How can you become a good programmer? Through practice. Great software is not written in a day, and popular people are not the only heroes of our era. I've met many excellent programmers nobody knows about because they live private lives and solve problems for small companies.

But excellent programmers have one thing in common: they practice. They practice. They work every day to get better and better.

Want to get better at SQL? Do it! Try writing one SQL statement with some new features every day. Use window functions. Grouping sets. Recursive queries. Partitioned outer joins. MODEL and/or MATCH_RECOGNIZE clauses. It doesn't have to be used every time, but the practice is worth it.

8. Focus on One Direction

There may be very few "excellent" full-stack developers. But compared to that, most full-stack developers are rather mediocre.

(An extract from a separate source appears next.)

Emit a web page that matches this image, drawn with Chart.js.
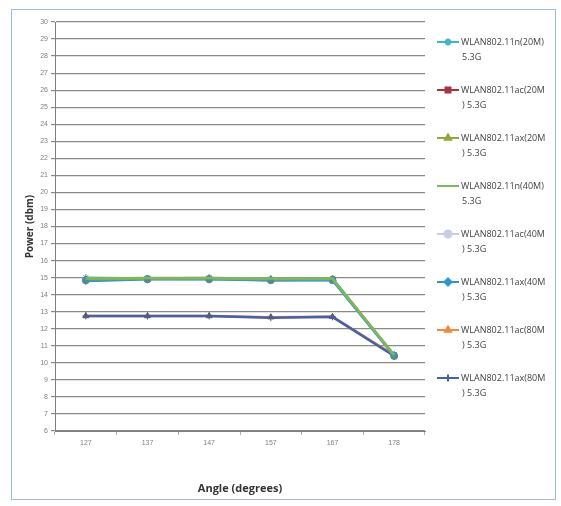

Of course, a small team may only need a small number of these, and they can cover a lot of business logic to quickly launch new software. But everything will be very sloppy. Maybe that's good enough for the minimum viable product stage, but in the long run, there will be more complex problems that full-stack developers don't have time to properly analyze (or foresee!).

You should focus on one direction and do it well.

9. Maintain Interest and Curiosity

While you should mainly focus on one direction, you shouldn't completely forget other areas. It's impossible to deeply understand all of SQL, extensions, low-level performance, CSS, object-oriented, requirements engineering, architecture, etc. (see tip #8). But you should at least understand the essence of each. You should know when SQL is the right choice (and when it's not). Why low-level performance tuning matters (if it matters). How CSS works in principle. The advantages of object-oriented, FP, etc.

You should spend some time playing with these (and more) concepts and technologies to better understand why they're important. Know when to apply them, then find an expert to actually do the work.

By using new paradigms and technologies, you'll start thinking in completely different ways, and it's very likely you'll be able to use it in one way or another in your daily work.

10. Keep It Simple

Einstein said: "Everything should be made as simple as possible, but not simpler."

No one can handle huge complexity. Not just in software, but in any other aspect of life. Complexity is the killer of good programs, so simplicity helps good programs a lot. This is easy to understand. But difficult to implement. Simplicity takes a lot of time and practice to identify and generate.

One of the simplest rules is to use methods/functions with only a few parameters. Let's look at it. The String.contains() method qualifies. We can write "abcde".contains("bcd") and without reading any documentation, everyone will immediately understand what it is and why. The method does one thing only. No complex context/settings/other parameters can be passed to the method. No "special cases" or any warnings.

Similarly, generating simplicity in libraries is easier than implementing simplicity in business logic. Can we achieve it? Maybe. Through practice. Through refactoring. But like great software, simplicity is not built in a day.